Will Dallas County’s 2018 “blue wave” spill over into their conservative neighbor to the north this year?
Republicans in currently solid-red Collin County are being challenged up and down the November ballot by liberal Democrats hoping to flip a few seats from red to blue, including their congressional seats.
In Texas’ 3rd Congressional District, which covers much of Collin County, Democrats are funding a liberal labor attorney who until recently worked in California to try to unseat U.S. Rep. Van Taylor, the Republican incumbent.
In August, the national Democratic Congressional Campaign Committee added Taylor to their “offensive target list,” signaling they would pour big money into the race.
Taylor, a Marine Corps veteran with an MBA from Harvard, is well known in the district from his years serving in the Texas Legislature, where he earned a career “A+” rating on the Fiscal Responsibility Index.
He represented House District 66 in Plano from 2010-2014, then Senate District 8 covering Collin County from 2015-2018. With perfect “100” ratings, Taylor was known as “the most conservative member of the Texas Senate.”
In his first term serving in the U.S. House of Representatives, he also rated a “100” on the conservative Heritage Action Scorecard.
Taylor touts his membership in the bipartisan Problem Solvers Caucus and has continued to champion pro-taxpayer measures and veterans’ issues. He also maintains the 100 percent meeting policy with constituents he started while in state office.

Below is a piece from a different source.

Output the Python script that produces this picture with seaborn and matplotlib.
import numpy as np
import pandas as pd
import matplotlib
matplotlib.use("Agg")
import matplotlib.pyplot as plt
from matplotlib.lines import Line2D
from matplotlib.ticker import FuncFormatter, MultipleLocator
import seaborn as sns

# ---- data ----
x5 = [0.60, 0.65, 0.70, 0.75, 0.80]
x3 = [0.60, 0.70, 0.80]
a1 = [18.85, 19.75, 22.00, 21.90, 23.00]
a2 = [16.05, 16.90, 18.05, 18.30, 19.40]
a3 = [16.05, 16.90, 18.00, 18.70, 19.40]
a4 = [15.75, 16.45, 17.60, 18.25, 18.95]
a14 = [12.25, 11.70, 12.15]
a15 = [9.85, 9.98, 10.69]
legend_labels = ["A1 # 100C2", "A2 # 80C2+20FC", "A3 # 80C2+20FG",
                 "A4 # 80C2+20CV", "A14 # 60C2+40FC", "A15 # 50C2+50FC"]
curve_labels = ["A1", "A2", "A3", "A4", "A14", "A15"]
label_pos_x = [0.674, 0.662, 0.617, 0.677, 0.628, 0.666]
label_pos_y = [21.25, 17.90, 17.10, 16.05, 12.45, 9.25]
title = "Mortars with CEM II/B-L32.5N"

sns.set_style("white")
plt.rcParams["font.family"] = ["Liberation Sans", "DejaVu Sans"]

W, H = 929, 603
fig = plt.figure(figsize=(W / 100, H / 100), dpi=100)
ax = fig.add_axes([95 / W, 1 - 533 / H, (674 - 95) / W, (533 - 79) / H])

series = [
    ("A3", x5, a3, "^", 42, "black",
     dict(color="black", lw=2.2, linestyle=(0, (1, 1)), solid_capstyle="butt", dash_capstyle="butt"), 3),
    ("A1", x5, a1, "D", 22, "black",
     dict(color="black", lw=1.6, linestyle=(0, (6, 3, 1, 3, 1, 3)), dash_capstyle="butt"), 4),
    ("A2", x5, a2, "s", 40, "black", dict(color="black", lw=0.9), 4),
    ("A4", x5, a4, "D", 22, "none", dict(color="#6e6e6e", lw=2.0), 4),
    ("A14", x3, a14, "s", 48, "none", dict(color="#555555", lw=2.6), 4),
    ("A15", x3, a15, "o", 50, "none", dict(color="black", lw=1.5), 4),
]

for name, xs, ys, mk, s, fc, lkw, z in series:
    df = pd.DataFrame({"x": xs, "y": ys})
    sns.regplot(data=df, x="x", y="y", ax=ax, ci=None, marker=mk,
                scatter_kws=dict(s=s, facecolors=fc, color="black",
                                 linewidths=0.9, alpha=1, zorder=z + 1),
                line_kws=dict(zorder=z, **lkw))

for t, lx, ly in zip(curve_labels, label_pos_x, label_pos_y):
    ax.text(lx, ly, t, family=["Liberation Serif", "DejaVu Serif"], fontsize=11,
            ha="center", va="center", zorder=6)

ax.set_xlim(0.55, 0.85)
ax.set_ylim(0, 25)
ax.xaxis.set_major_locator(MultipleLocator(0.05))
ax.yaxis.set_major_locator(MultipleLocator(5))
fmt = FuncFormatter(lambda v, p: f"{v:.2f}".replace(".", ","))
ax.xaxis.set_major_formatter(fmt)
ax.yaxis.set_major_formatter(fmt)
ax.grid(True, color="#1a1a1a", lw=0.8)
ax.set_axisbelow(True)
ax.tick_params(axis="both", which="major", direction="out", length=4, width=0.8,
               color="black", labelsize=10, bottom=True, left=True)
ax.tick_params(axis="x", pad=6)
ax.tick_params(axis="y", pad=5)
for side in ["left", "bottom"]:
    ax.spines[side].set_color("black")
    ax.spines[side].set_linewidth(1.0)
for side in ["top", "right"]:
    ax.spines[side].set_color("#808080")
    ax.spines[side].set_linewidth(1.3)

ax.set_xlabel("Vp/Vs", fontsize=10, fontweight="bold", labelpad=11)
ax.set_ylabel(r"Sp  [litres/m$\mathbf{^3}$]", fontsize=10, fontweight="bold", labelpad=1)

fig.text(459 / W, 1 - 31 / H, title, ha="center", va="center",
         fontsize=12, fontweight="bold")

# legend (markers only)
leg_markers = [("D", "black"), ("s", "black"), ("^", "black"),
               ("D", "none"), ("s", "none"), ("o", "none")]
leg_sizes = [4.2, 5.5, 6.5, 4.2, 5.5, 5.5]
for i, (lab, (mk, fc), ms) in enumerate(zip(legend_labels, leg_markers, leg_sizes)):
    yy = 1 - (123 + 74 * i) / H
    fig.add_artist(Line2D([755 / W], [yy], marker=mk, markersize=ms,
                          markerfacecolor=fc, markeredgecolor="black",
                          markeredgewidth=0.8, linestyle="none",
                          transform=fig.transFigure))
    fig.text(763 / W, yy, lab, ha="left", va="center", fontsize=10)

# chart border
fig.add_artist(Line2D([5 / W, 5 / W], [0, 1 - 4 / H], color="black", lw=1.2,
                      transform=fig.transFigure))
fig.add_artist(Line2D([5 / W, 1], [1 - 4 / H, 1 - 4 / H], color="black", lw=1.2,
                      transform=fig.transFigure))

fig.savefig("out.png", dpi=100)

The district is likely to stay in Republican hands this year; every partisan elected office in Collin County is held by a Republican, and Taylor defeated another unknown Democrat in 2018 to win the open seat with 54 percent of the vote. But Taylor has raised $2.5 million this election cycle to fend off his Democrat challenger, according to the latest campaign finance data reported by the Federal Election Commission.

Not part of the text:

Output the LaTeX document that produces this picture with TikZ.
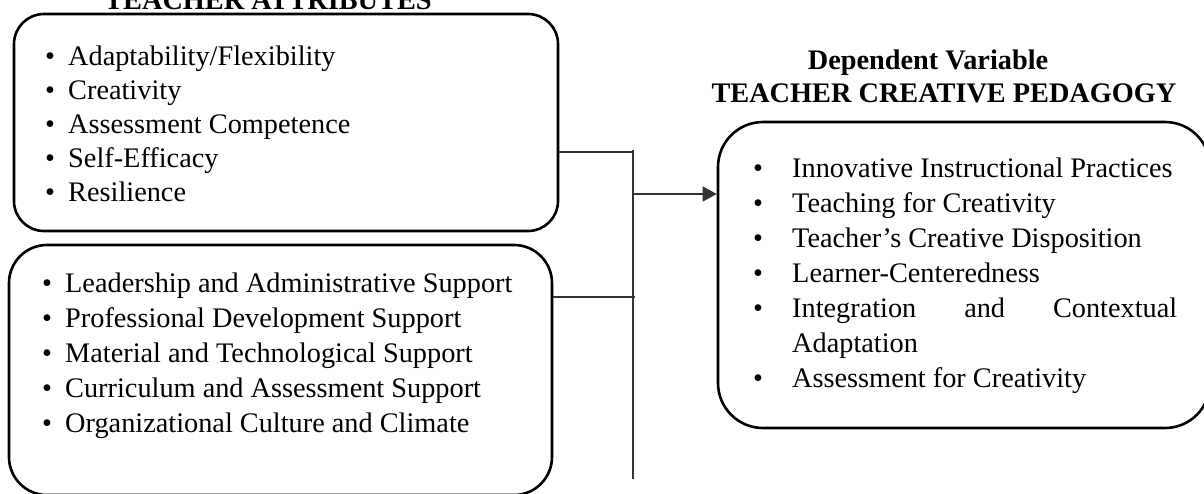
\documentclass[tikz,border=0pt]{standalone}
\usepackage{fontspec}
\setmainfont{Liberation Serif}
\usetikzlibrary{arrows.meta}
\newcommand{\itemfont}{\fontsize{28.3}{35}\selectfont}
\tikzset{
  box/.style={draw=black, line width=2.6pt, inner sep=0pt},
  conn/.style={draw=black!80, line width=1.3pt},
  item/.style={anchor=base west, inner sep=0pt, font=\itemfont},
  bul/.style={anchor=base, inner sep=0pt, font=\itemfont},
  ttl/.style={anchor=base, inner sep=0pt, font=\itemfont\bfseries},
}
\begin{document}
\begin{tikzpicture}[x=1pt, y=-1pt]
\clip (0,0) rectangle (1204,493);
\useasboundingbox (0,0) rectangle (1204,493);
% titles
\node[ttl] (t1) at (268,9) {TEACHER ATTRIBUTES};
\node[ttl] (t2) at (928,69) {Dependent Variable};
\node[ttl] (t3) at (944,102) {TEACHER CREATIVE PEDAGOGY};
% boxes
\node[box, rounded corners=30pt, minimum width=544pt, minimum height=217pt] (boxA) at (286,122.5) {};
\node[box, rounded corners=38pt, minimum width=543pt, minimum height=250pt] (boxB) at (280.5,370) {};
\node[box, rounded corners=45pt, minimum width=492pt, minimum height=306pt] (boxC) at (964,275) {};
% box A items
\foreach \t [count=\i from 0] in {Adaptability/Flexibility, Creativity, Assessment Competence, Self-Efficacy, Resilience}{
  \node[bul] (ab\i) at (50,{65+34.2*\i}) {•};
  \node[item] (at\i) at (68,{65+34.2*\i}) {\t};
}
% box B items
\foreach \t [count=\i from 0] in {Leadership and Administrative Support, Professional Development Support, Material and Technological Support, Curriculum and Assessment Support, Organizational Culture and Climate}{
  \node[bul] (bb\i) at (47,{292+35*\i}) {•};
  \node[item] (bt\i) at (65,{292+35*\i}) {\t};
}
% box C items
\foreach \t [count=\i from 0] in {Innovative Instructional Practices, Teaching for Creativity, Teacher’s Creative Disposition, Learner-Centeredness}{
  \node[bul] (cb\i) at (758,{177+35*\i}) {•};
  \node[item] (ct\i) at (792,{177+35*\i}) {\t};
}
\node[bul] (cb4) at (758,317) {•};
\node[item, text width=385pt] (ct4) at (792,317) {Integration\hfill and\hfill Contextual};
\node[item] (ct5) at (792,352) {Adaptation};
\node[bul] (cb6) at (758,387) {•};
\node[item] (ct6) at (792,387) {Assessment for Creativity};
% connectors
\coordinate (vtop) at (633,150);
\coordinate (vbot) at (633,479);
\coordinate (j1) at (633,152);
\coordinate (j2) at (635,297);
\coordinate (ja) at (633,194);
\draw[conn] (vtop) -- (vbot);
\draw[conn] (j1 -| boxA.east) -- (j1);
\draw[conn] (j2 -| boxB.east) -- (j2);
\draw[conn, -{Triangle[length=14pt, width=15pt]}] (ja) -- (ja -| boxC.west);
\end{tikzpicture}
\end{document}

Seikaly, a labor lawyer and political novice who also lives in Plano, grew up in Texas but reportedly worked in California until at least last year for a Sacramento-based law firm and as a professor at the University of California, Davis. Yet she used an address linked to her parents to vote in Texas in 2016 and 2018.

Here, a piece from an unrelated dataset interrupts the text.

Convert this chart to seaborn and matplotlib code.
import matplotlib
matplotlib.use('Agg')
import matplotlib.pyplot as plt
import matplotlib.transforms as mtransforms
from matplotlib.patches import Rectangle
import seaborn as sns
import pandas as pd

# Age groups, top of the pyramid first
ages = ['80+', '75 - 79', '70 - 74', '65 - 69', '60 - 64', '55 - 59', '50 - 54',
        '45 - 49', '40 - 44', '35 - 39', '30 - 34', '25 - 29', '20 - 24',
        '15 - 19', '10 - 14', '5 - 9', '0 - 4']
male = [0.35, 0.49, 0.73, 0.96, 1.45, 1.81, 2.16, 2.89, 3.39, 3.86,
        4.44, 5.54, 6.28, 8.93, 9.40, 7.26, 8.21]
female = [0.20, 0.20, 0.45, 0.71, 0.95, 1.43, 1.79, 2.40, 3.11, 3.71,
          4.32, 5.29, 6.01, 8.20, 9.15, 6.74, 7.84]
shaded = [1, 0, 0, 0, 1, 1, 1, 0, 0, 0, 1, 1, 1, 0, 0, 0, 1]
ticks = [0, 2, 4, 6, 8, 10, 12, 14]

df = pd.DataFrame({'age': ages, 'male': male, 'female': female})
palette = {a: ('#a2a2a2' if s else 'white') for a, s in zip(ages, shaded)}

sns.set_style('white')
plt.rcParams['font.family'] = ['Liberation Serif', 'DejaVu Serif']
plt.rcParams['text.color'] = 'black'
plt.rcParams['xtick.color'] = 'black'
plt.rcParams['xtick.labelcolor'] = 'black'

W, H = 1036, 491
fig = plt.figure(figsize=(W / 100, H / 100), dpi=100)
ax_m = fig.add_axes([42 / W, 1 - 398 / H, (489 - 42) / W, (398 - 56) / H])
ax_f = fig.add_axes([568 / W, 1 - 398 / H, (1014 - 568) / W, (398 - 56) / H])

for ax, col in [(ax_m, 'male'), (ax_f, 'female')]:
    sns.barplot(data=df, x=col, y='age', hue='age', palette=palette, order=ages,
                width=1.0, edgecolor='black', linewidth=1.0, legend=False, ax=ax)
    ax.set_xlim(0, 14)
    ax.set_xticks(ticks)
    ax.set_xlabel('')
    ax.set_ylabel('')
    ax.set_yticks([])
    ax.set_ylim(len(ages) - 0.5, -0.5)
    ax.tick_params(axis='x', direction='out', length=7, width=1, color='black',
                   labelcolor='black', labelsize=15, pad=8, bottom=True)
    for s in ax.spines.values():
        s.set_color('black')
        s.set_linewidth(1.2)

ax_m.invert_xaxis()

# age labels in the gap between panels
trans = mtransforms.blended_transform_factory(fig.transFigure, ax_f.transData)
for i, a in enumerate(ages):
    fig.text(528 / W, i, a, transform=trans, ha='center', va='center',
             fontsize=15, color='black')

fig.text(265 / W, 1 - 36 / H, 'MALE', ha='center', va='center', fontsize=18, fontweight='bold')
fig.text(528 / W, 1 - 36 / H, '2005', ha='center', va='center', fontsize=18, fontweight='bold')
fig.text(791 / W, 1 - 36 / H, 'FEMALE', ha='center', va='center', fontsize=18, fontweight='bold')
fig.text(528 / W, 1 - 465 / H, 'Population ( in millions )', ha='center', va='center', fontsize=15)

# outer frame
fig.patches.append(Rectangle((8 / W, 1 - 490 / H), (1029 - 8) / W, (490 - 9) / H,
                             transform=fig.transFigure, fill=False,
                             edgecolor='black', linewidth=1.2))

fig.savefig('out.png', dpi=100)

She is endorsed by several labor unions and pro-abortion groups.
Seikaly’s campaign has raised $1.1 million, with much of it funneled through ActBlue PAC, a fundraiser for Democrats.
In 2018, Democrats’ “blue wave” was boosted by voters casting straight-ticket ballots for failed Senate candidate Beto O’Rourke, but straight-party voting is no longer an option.
Libertarian Christopher Claytor is also on the ballot.
Early voting is underway now through October 30. Election Day is November 3.